Pour la France donc, l’Arabie saoudite est un partenaire utile pour consolider ses acquis au Liban, mais un partenaire insuffisant. Le tour de table français englobe, désormais, l’Iran, où se rend, à nouveau, le directeur MENA du Quai d’Orsay Jean-François Giraud, la Turquie et le Qatar. Cela complique forcément le positionnement de Paris sur la scène levantine, mais cela paraît indispensable. Le Premier ministre libanais Tammam Salam, qui est un des hommes des Saoudiens au Liban, est, en quelque sorte, un Premier ministre “par procuration”, une procuration qui lui est faite par Saad Rafic Hariri. L’ex-Premier ministre et chef du Courant du Futur pro-saoudien est en relation directe avec l’Elysée, et gère avec l’équipe présidentielle les dossiers franco-libanais dont il a la charge, et surtout les dossiers franco-saoudo-libanais.

La visite de Salam à l’Elysée (10/12) est importante, pour le PM libanais, mais cette importance doit de ce fait être relativisée. Les programmes d’armement sont sur les rails, Salam pourrait souhaiter leur accélération. La question des réfugiés syriens au Liban dépasse et les Libanais et les Français, mais le PM ne perd rien à la soulever à nouveau devant le Président François Hollande. Les questions économiques et culturelles sont centrales pour les relations bilatérales, mais ce ne sont pas deux domaines dans lesquelles Salam risquent de se distinguer, aujourd’hui, et de proposer du nouveau. C’est surtout au niveau de la politique régionale, là où Salam n’a que la vision saoudienne, et où la France peut apporter des visions complémentaires, que les discussions pourraient être le plus utiles.
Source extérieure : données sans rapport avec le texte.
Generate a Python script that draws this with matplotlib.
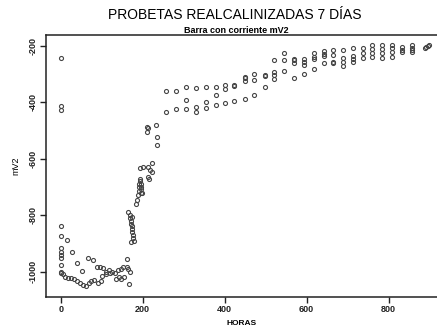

Giraud revient de Beyrouth, et son débriefing est attendu à l’Elysée, surtout que le cœur du sujet reste, aujourd’hui, la relance du dialogue interlibanais, entre Sunnites pro-saoudiens et Chiites pro-iraniens, et l’élection d’un nouveau Président de la république. Le Liban, dans sa composante saoudo-libanaise, mise sur un rôle français pour encadrer de possibles arrangements internes. La France, par son dynamisme régional et son engagement, a besoin du Liban pour arracher un succès diplomatique au Levant. Tammam Salam et François Hollande savent que leur partenariat ne pourrait aboutir sans y associer les autres parties internes (Hezbollah, Chrétiens), régionales (Iran, Turquie, Qatar) et internationales. Une visite nécessaire donc, mais loin d’être suffisante.